— begin —
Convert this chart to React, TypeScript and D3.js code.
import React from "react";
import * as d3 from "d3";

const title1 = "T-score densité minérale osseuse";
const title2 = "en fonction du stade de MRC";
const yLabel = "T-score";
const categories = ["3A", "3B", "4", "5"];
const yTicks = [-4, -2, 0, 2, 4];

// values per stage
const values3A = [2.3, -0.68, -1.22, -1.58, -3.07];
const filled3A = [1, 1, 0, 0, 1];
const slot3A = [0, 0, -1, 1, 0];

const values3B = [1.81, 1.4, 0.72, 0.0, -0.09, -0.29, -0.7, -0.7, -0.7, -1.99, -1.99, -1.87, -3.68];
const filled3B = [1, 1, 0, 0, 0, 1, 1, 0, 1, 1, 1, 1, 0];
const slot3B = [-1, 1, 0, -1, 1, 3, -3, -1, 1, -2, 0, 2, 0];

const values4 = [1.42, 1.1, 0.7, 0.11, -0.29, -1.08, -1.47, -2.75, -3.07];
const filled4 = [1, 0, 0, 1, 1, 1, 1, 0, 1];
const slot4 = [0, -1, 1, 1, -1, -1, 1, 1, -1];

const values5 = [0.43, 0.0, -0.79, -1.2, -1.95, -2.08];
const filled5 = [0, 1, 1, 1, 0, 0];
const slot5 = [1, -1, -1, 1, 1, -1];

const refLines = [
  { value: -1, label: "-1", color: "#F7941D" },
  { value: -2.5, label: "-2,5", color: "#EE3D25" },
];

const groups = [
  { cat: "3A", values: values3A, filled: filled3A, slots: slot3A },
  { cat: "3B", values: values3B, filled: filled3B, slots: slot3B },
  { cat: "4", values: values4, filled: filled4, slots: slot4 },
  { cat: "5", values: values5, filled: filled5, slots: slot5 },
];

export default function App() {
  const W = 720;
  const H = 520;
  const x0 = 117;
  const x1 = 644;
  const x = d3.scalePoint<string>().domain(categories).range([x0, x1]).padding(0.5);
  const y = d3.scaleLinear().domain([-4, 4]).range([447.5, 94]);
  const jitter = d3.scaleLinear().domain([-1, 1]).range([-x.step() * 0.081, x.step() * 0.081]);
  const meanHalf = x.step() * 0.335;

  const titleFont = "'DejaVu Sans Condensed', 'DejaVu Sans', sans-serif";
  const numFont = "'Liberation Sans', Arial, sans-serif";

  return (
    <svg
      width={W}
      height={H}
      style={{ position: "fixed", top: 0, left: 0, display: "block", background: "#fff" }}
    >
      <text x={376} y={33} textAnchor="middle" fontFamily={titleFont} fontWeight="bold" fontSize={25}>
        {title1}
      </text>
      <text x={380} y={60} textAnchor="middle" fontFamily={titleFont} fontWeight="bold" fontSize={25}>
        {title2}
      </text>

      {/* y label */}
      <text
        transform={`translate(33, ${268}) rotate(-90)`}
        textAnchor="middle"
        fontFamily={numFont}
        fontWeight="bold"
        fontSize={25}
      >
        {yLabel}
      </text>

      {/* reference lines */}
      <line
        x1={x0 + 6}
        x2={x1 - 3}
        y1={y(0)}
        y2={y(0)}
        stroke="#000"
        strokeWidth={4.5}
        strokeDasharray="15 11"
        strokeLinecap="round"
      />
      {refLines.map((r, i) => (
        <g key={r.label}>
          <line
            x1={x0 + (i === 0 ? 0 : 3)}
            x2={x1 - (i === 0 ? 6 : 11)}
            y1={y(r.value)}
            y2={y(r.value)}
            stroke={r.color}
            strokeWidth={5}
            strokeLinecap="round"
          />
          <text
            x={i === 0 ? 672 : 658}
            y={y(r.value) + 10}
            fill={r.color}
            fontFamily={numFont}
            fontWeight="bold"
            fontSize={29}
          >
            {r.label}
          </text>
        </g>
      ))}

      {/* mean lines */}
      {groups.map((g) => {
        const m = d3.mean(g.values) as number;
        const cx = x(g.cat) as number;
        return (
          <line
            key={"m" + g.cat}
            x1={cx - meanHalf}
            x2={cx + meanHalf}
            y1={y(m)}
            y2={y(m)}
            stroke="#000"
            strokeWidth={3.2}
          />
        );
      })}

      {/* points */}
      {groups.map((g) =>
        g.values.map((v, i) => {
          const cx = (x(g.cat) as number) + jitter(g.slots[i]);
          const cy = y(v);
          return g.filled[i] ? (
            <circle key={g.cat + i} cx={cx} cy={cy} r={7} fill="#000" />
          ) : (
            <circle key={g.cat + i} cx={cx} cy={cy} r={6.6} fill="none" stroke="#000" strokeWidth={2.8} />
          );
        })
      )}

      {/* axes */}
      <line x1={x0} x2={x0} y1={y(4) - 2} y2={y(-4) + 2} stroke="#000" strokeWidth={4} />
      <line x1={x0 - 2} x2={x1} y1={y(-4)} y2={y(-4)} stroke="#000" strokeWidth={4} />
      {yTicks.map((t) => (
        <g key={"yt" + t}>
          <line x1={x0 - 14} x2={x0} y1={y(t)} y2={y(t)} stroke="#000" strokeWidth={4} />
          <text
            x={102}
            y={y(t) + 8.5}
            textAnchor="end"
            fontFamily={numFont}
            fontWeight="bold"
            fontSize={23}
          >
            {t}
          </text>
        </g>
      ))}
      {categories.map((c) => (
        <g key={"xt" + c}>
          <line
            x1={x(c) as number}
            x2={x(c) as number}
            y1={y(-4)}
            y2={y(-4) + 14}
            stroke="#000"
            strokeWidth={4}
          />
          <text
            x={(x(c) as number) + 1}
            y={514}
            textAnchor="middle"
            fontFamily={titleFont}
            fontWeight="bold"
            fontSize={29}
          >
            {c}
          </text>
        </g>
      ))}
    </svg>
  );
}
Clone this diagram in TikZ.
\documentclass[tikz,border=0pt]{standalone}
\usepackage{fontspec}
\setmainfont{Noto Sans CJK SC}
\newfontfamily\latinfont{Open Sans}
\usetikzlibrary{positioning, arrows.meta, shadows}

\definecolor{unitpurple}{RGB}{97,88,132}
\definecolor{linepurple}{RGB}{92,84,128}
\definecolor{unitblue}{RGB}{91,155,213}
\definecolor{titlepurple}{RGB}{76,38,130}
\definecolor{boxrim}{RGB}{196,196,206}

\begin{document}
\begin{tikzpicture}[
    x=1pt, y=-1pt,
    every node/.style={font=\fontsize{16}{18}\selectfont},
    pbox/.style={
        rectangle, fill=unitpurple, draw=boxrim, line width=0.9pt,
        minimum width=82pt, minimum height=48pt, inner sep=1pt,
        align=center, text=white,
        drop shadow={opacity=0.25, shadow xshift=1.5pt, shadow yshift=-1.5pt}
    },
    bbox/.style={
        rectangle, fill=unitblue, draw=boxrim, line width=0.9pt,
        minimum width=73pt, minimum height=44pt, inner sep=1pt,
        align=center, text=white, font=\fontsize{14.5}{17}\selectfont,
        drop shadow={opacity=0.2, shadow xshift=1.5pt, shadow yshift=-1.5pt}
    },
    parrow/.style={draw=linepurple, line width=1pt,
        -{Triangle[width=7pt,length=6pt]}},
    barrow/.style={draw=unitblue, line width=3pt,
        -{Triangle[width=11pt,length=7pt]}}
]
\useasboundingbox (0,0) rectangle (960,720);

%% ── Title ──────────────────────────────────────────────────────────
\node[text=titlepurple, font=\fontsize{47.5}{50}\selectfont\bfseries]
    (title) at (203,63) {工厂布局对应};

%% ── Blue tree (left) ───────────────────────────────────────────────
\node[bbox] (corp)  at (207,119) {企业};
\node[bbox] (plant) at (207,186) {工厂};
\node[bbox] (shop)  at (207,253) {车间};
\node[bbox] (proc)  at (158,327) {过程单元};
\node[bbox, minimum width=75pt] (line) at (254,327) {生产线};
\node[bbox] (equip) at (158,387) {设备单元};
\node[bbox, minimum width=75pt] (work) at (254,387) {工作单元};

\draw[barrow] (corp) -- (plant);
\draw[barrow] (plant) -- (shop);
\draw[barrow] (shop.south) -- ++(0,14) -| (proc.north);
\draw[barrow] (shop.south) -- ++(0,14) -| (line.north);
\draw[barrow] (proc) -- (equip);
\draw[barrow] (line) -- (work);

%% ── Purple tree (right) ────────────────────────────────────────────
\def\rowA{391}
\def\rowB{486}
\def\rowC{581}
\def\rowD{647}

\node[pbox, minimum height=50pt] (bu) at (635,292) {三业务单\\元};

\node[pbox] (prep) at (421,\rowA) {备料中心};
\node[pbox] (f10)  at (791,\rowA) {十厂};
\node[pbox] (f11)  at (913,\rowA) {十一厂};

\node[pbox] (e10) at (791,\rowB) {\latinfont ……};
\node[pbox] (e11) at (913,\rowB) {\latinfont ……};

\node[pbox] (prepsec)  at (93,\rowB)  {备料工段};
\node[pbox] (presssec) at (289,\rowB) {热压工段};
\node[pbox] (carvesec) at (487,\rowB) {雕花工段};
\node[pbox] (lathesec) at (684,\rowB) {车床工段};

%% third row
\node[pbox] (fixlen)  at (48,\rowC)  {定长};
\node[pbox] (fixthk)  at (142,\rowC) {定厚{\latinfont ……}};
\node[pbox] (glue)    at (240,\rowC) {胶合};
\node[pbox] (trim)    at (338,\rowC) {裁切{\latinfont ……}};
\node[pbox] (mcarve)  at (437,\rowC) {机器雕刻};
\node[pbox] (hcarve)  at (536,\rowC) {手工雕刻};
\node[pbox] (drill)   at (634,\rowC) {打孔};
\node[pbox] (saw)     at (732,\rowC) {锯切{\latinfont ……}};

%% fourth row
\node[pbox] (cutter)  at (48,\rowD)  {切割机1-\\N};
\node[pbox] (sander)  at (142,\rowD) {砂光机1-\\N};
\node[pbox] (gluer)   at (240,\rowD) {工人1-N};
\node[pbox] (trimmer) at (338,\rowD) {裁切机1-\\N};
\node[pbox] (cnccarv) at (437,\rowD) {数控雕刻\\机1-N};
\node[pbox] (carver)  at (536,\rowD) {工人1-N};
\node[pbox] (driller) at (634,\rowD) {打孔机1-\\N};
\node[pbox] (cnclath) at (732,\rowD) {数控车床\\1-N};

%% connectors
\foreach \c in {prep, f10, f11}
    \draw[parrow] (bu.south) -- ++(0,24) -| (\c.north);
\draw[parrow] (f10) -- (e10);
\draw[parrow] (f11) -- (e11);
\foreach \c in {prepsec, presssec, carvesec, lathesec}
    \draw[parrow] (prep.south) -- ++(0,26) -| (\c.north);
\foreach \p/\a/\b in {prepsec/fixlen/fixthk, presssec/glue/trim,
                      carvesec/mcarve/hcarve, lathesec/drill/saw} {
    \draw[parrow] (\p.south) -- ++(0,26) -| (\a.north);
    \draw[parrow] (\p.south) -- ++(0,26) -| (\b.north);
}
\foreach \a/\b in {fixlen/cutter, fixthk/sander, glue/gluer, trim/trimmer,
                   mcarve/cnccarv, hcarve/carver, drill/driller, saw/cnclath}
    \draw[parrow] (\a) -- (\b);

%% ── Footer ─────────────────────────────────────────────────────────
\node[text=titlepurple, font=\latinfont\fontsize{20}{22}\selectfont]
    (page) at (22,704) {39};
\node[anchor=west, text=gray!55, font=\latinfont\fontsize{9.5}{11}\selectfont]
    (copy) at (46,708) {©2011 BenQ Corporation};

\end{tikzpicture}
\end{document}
— end —
Look through the entries above and list every line containing "this".

Convert this chart to React, TypeScript and D3.js code.
Clone this diagram in TikZ.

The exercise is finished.